Task to carry out
Repeat the listing word for word. No pictures belong in the copy.

Source excerpt
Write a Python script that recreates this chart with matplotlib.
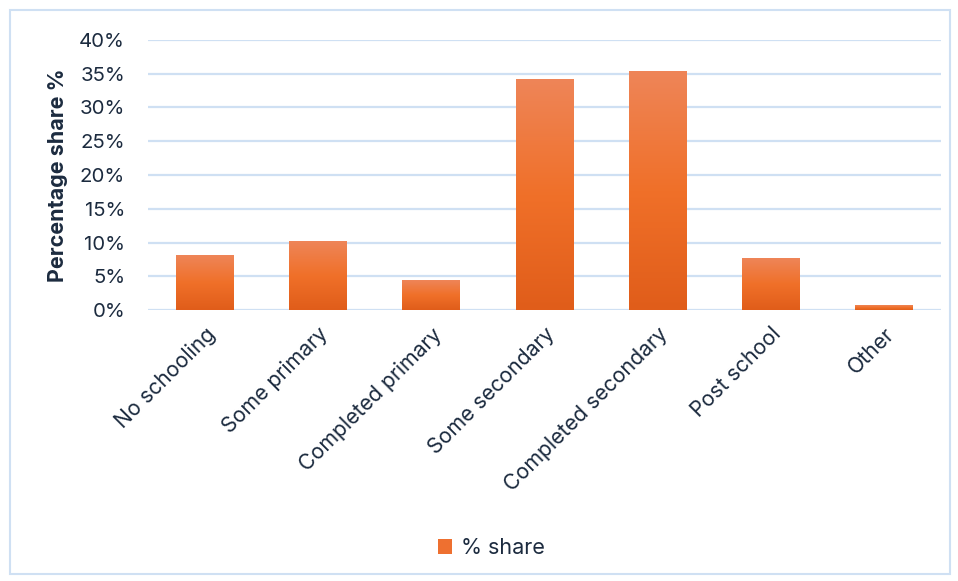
import matplotlib
matplotlib.use("Agg")
import matplotlib.pyplot as plt
import numpy as np
from matplotlib.colors import LinearSegmentedColormap
from matplotlib.patches import Rectangle
from matplotlib.ticker import PercentFormatter
from matplotlib.transforms import ScaledTranslation

categories = ["No schooling", "Some primary", "Completed primary", "Some secondary",
              "Completed secondary", "Post school", "Other"]
share = [8.0, 10.2, 4.4, 34.1, 35.3, 7.6, 0.7]
series_name = "% share"
y_ticks = [0, 5, 10, 15, 20, 25, 30, 35, 40]

plt.rcParams['font.family'] = ['Inter', 'DejaVu Sans']
text_color = "#1c2b3f"
grid_color = "#cfe0f3"

fig = plt.figure(figsize=(9.58, 5.81), dpi=100)
ax = fig.add_axes([0.1545, 0.4664, 0.8275, 0.4648])

x = np.arange(len(categories))
bars = ax.bar(x, share, width=0.51, color="none", zorder=3)

cmap = LinearSegmentedColormap.from_list("og", ["#e05d1a", "#f07029", "#ee8558"])
grad = np.linspace(0, 1, 256).reshape(-1, 1)
for b in bars:
    x0, y0 = b.get_x(), b.get_y()
    w, h = b.get_width(), b.get_height()
    ax.imshow(grad, cmap=cmap, aspect="auto", origin="lower",
              extent=[x0, x0 + w, y0, y0 + h], zorder=3, interpolation="bilinear")

ax.set_xlim(-0.5, len(categories) - 0.5)
ax.set_ylim(0, 40)
ax.set_yticks(y_ticks)
ax.yaxis.set_major_formatter(PercentFormatter(decimals=0))
ax.set_xticks(x)
ax.set_xticklabels(categories, rotation=45, ha="right", va="top", rotation_mode="anchor",
                   fontsize=15.3, color=text_color)
offset = ScaledTranslation(5 / 100, 0, fig.dpi_scale_trans)
for lab in ax.get_xticklabels():
    lab.set_transform(lab.get_transform() + offset)
ax.tick_params(axis="x", length=0, pad=10)
ax.tick_params(axis="y", length=0, pad=16.5, labelsize=14.7, labelcolor=text_color)
ax.grid(axis="y", color=grid_color, linewidth=1.6, zorder=0)
ax.set_axisbelow(True)
for s in ax.spines.values():
    s.set_visible(False)

ax.set_ylabel("Percentage share %", fontsize=15.5, fontweight="bold", color=text_color, labelpad=8)

leg_handle = Rectangle((0, 0), 1, 1, facecolor="#ee7030")
fig.legend([leg_handle], [series_name], loc="center", bbox_to_anchor=(0.513, 0.057),
           frameon=False, fontsize=15.5, handlelength=0.65, handleheight=0.65,
           handletextpad=0.4, labelcolor=text_color)

fig.add_artist(Rectangle((0.0105, 0.012), 0.981, 0.97, transform=fig.transFigure,
                         fill=False, edgecolor=grid_color, linewidth=1.5))

fig.savefig("out.png", dpi=100)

Output of the task
Write a Python script that recreates this chart with matplotlib.
import matplotlib
matplotlib.use("Agg")
import matplotlib.pyplot as plt
import numpy as np
from matplotlib.colors import LinearSegmentedColormap
from matplotlib.patches import Rectangle
from matplotlib.ticker import PercentFormatter
from matplotlib.transforms import ScaledTranslation

categories = ["No schooling", "Some primary", "Completed primary", "Some secondary",
              "Completed secondary", "Post school", "Other"]
share = [8.0, 10.2, 4.4, 34.1, 35.3, 7.6, 0.7]
series_name = "% share"
y_ticks = [0, 5, 10, 15, 20, 25, 30, 35, 40]

plt.rcParams['font.family'] = ['Inter', 'DejaVu Sans']
text_color = "#1c2b3f"
grid_color = "#cfe0f3"

fig = plt.figure(figsize=(9.58, 5.81), dpi=100)
ax = fig.add_axes([0.1545, 0.4664, 0.8275, 0.4648])

x = np.arange(len(categories))
bars = ax.bar(x, share, width=0.51, color="none", zorder=3)

cmap = LinearSegmentedColormap.from_list("og", ["#e05d1a", "#f07029", "#ee8558"])
grad = np.linspace(0, 1, 256).reshape(-1, 1)
for b in bars:
    x0, y0 = b.get_x(), b.get_y()
    w, h = b.get_width(), b.get_height()
    ax.imshow(grad, cmap=cmap, aspect="auto", origin="lower",
              extent=[x0, x0 + w, y0, y0 + h], zorder=3, interpolation="bilinear")

ax.set_xlim(-0.5, len(categories) - 0.5)
ax.set_ylim(0, 40)
ax.set_yticks(y_ticks)
ax.yaxis.set_major_formatter(PercentFormatter(decimals=0))
ax.set_xticks(x)
ax.set_xticklabels(categories, rotation=45, ha="right", va="top", rotation_mode="anchor",
                   fontsize=15.3, color=text_color)
offset = ScaledTranslation(5 / 100, 0, fig.dpi_scale_trans)
for lab in ax.get_xticklabels():
    lab.set_transform(lab.get_transform() + offset)
ax.tick_params(axis="x", length=0, pad=10)
ax.tick_params(axis="y", length=0, pad=16.5, labelsize=14.7, labelcolor=text_color)
ax.grid(axis="y", color=grid_color, linewidth=1.6, zorder=0)
ax.set_axisbelow(True)
for s in ax.spines.values():
    s.set_visible(False)

ax.set_ylabel("Percentage share %", fontsize=15.5, fontweight="bold", color=text_color, labelpad=8)

leg_handle = Rectangle((0, 0), 1, 1, facecolor="#ee7030")
fig.legend([leg_handle], [series_name], loc="center", bbox_to_anchor=(0.513, 0.057),
           frameon=False, fontsize=15.5, handlelength=0.65, handleheight=0.65,
           handletextpad=0.4, labelcolor=text_color)

fig.add_artist(Rectangle((0.0105, 0.012), 0.981, 0.97, transform=fig.transFigure,
                         fill=False, edgecolor=grid_color, linewidth=1.5))

fig.savefig("out.png", dpi=100)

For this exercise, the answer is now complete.